4.2 The Services shall be performed from Cohesie’s offices or from any other location designated by Cohesie. Where the Parties agree that the Services will be provided, in whole or in part, at the Client’s premises, the Client shall provide suitable facilities that comply, at a minimum, with the requirements of Section 7:658 of the Dutch Civil Code. The Client shall indemnify and hold Cohesie harmless against any claims arising from a failure to meet these requirements.

4.3 Unless specific deadlines have been agreed in writing, Cohesie shall perform the Services within its standard operational timeframes. Any timeframes stated in the Agreement or otherwise communicated are indicative only and shall never constitute strict or binding deadlines.

4.4 Cohesie shall be entitled to engage subcontractors or other third parties in the performance of the Services, provided that Cohesie continues to safeguard its agreed quality standards.

4.5 Should changes in applicable legislation or regulations result in new or additional obligations for Cohesie and/or the Client in relation to the Services, the Parties shall consult in good faith to amend the Agreement accordingly, where necessary with retroactive effect. Each Party shall notify the other without undue delay of such legislative changes, the resulting contractual amendments required and any associated costs as soon as these become known.

Article 5 – Information and Cooperation

5.1 The Client shall provide Cohesie, in a timely manner, with all information and documentation required for the proper performance of the Services and shall promptly notify Cohesie of any changes thereto.

5.2 The Client shall provide all reasonable cooperation required for Cohesie to perform the Services. This includes, but is not limited to, providing access to relevant personnel and ensuring their availability. Where Dutch occupational health legislation requires the Client to be supported by certified occupational health experts, the Client shall facilitate consultation and cooperation with its Prevention Officer (Preventiemedewerker), Works Council and provide unrestricted access to the workplace where reasonably required.

5.3 Should the Client fail to provide the required information, fail to follow reasonable instructions or fail to provide the necessary cooperation, Cohesie shall be entitled to suspend performance of the Agreement and to charge the Client for any additional costs incurred as a result.

Article 6 – Fees

6.1 All fees and charges stated in quotations and Agreements are expressed in euros (€) and are exclusive of VAT and any other taxes, duties or government levies. Cohesie reserves the right to adjust its fees annually to reflect increases in operating costs and market developments.

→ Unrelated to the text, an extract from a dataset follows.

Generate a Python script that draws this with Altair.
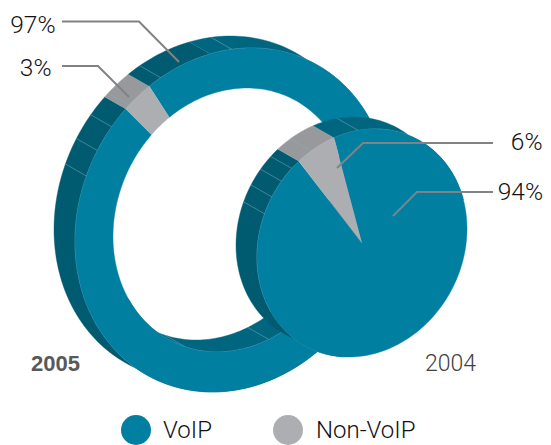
import numpy as np
import pandas as pd
import altair as alt

# data
ring_shares = [97, 3]          # 2005: VoIP, Non-VoIP
pie_shares = [94, 6]           # 2004: VoIP, Non-VoIP
series_names = ["VoIP", "Non-VoIP"]
year_labels = ["2005", "2004"]
share_labels = ["97%", "3%", "6%", "94%"]

TEAL, GRAY = "#007FA1", "#ADAEB2"
WALL_DARK, WALL_MID, WALL_GRAY = "#005A70", "#00657F", "#98999D"
SEAM = "#7FB2C3"
LEADER = "#808285"
RHO = -0.125
DEPTH = (-21, -12)

ring_outer = (232, 220, 157, 172)
ring_inner = (232, 220, 119, 132)
pie_face = (362, 243, 105, 114)
ring_start, pie_start = 227.4, 233.0
ring_seams = [202, 211, 220, 229, 243, 270]
ring_inner_seams = [72, 113]
pie_seams = [202, 211, 220, 228, 241, 268]


def pt(e, t, back=False):
    cx, cy, sx, sy = e
    r = np.radians(t)
    x = cx + sx * np.cos(r)
    y = cy + sy * (RHO * np.cos(r) + np.sqrt(1 - RHO ** 2) * np.sin(r))
    return (x + DEPTH[0], y + DEPTH[1]) if back else (x, y)


rows = []
pid = 0


def add(points, fill, stroke=None, sw=0.4):
    global pid
    pid += 1
    for i, (x, y) in enumerate(points):
        rows.append(dict(px=x, py=y, i=i, poly=pid, fill=fill,
                         stroke=stroke or fill, sw=sw))


def arc(e, t1, t2, back=False):
    n = max(3, int(abs(t2 - t1) / 1.5) + 2)
    return [pt(e, t, back) for t in np.linspace(t1, t2, n)]


def wall(e, t1, t2, color):
    add(arc(e, t1, t2) + arc(e, t2, t1, True), color)


def seam(e, t):
    add([pt(e, t), pt(e, t, True)], "transparent", SEAM, 0.5)


# ---- 2005 ring
r_end = ring_start + ring_shares[1] * 3.6
wall(ring_outer, 47, ring_start, WALL_DARK)
wall(ring_outer, ring_start, r_end, WALL_GRAY)
wall(ring_outer, r_end, 262, WALL_DARK)
wall(ring_outer, 262, 400, WALL_MID)
for t in ring_seams:
    seam(ring_outer, t)
wall(ring_inner, -20, 40, WALL_DARK)
wall(ring_inner, 40, 125, WALL_MID)
wall(ring_inner, 125, 150, WALL_DARK)
for t in ring_inner_seams:
    seam(ring_inner, t)
add(arc(ring_outer, 120, 330), "transparent", SEAM, 0.5)
add(arc(ring_inner, 20, 140), "transparent", SEAM, 0.5)
add(arc(ring_outer, r_end, ring_start + 360) +
    arc(ring_inner, ring_start + 360, r_end), TEAL)
add(arc(ring_outer, ring_start, r_end) +
    arc(ring_inner, r_end, ring_start), GRAY)

# ---- 2004 pie
p_end = pie_start + pie_shares[1] * 3.6
wall(pie_face, 100, pie_start, WALL_DARK)
wall(pie_face, pie_start, p_end, WALL_GRAY)
wall(pie_face, p_end, 345, WALL_MID)
for t in pie_seams:
    seam(pie_face, t)
add(arc(pie_face, 110, 300), "transparent", SEAM, 0.6)
centre = [(pie_face[0], pie_face[1])]
add(centre + arc(pie_face, p_end, pie_start + 360), TEAL)
add(centre + arc(pie_face, pie_start, p_end), GRAY)

# ---- leaders
leader_lines = [
    [(62, 21.5), (139, 21.5), (179, 62)],
    [(62, 66), (98, 66), (129, 97)],
    [(493, 143), (363, 143), (337, 168)],
    [(493, 192), (417, 192), (393, 216)],
]
for line in leader_lines:
    add(line, "transparent", LEADER, 2)

df = pd.DataFrame(rows)

W, H = 535, 437
xs = alt.Scale(domain=[8, 8 + W], range=[0, W], nice=False, zero=False)
ys = alt.Scale(domain=[8, 8 + H], range=[0, H], nice=False, zero=False)
X = lambda f: alt.X(f, type="quantitative", scale=xs, axis=None)
Y = lambda f: alt.Y(f, type="quantitative", scale=ys, axis=None)

shapes = alt.Chart(df).mark_line(interpolate="linear").encode(
    x=X("px"), y=Y("py"), order="i:Q", detail="poly:N",
    fill=alt.Fill("fill:N", scale=None),
    stroke=alt.Stroke("stroke:N", scale=None),
    strokeWidth=alt.StrokeWidth("sw:Q", scale=None),
)

lab = pd.DataFrame({
    "label": share_labels,
    "tx": [55.5, 51.5, 542.5, 543],
    "ty": [32.5, 75.5, 150, 200],
})
labels = alt.Chart(lab).mark_text(
    align="right", baseline="alphabetic", font="Roboto", fontWeight=300,
    fontSize=24.5, color="#111113").encode(x=X("tx"), y=Y("ty"), text="label:N")

yr = pd.DataFrame({"label": year_labels, "tx": [31, 425], "ty": [371, 371]})
year_a = alt.Chart(yr.iloc[[0]]).mark_text(
    align="left", baseline="alphabetic", font="Liberation Sans",
    fontWeight="bold", fontSize=22, color="#58595B").encode(
    x=X("tx"), y=Y("ty"), text="label:N")
year_b = alt.Chart(yr.iloc[[1]]).mark_text(
    align="left", baseline="alphabetic", font="Roboto", fontWeight=300,
    fontSize=23, color="#3F4042").encode(
    x=X("tx"), y=Y("ty"), text="label:N")

leg = pd.DataFrame({"name": series_names, "cx": [136, 288], "cy": [430, 430],
                    "tx": [163, 316], "ty": [438, 438], "c": [TEAL, GRAY]})
dots = alt.Chart(leg).mark_point(filled=True, opacity=1, size=900, shape="circle").encode(
    x=X("cx"), y=Y("cy"), fill=alt.Fill("c:N", scale=None))
names = alt.Chart(leg).mark_text(
    align="left", baseline="alphabetic", font="Roboto", fontWeight=300,
    fontSize=24, color="#111113").encode(x=X("tx"), y=Y("ty"), text="name:N")

chart = alt.layer(shapes, labels, year_a, year_b, dots, names).properties(
    width=W, height=H, padding=0,
    autosize=alt.AutoSizeParams(type="none"),
).configure_view(stroke=None)

chart.save("out.html", embed_options={"renderer": "svg", "actions": False})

6.2 Prior to commencement of the Agreement, the Client shall provide Cohesie with a recent payroll summary or an accountant’s declaration confirming the number of employees. Both full-time and part-time employees shall be included in this calculation. Thereafter, the Client shall provide updated employee information on a monthly basis. Cohesie reserves the right to verify the accuracy of such information.

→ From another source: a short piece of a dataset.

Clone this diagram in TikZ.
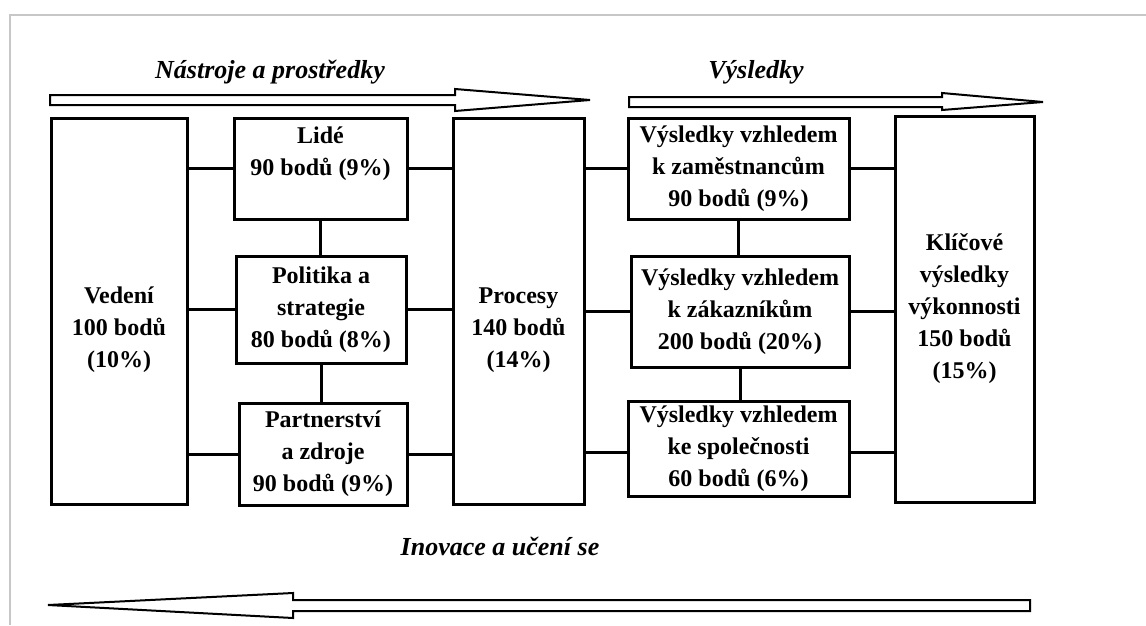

6.3 Any costs arising from new obligations resulting from changes in legislation or regulations, as referred to in Article 4, shall be borne by the Client.

6.4 The Client shall also bear any costs resulting from incorrect, incomplete or inaccurate information provided by the Client.

6.5 Where scheduled Services are cancelled or cannot be performed due to circumstances beyond Cohesie’s control (other than force majeure affecting Cohesie), the Client shall nevertheless remain liable for payment of the agreed fees and any related costs.

6.6 The agreed fees shall not be payable where cancellation is made in writing within the following periods:

a. Training courses and workshops: at least two (2) months before the scheduled commencement date. The Client shall furthermore have the right to appoint a substitute participant.

b. Projects: at least two (2) months before commencement.

c. Individual client-oriented assignments: at least forty-eight (48) hours before commencement.

6.7 Cohesie may charge the Client reasonable costs associated with the storage and transfer of files and records. This shall not affect the provisions of Cohesie’s Privacy Policy governing the retention and transfer of such records.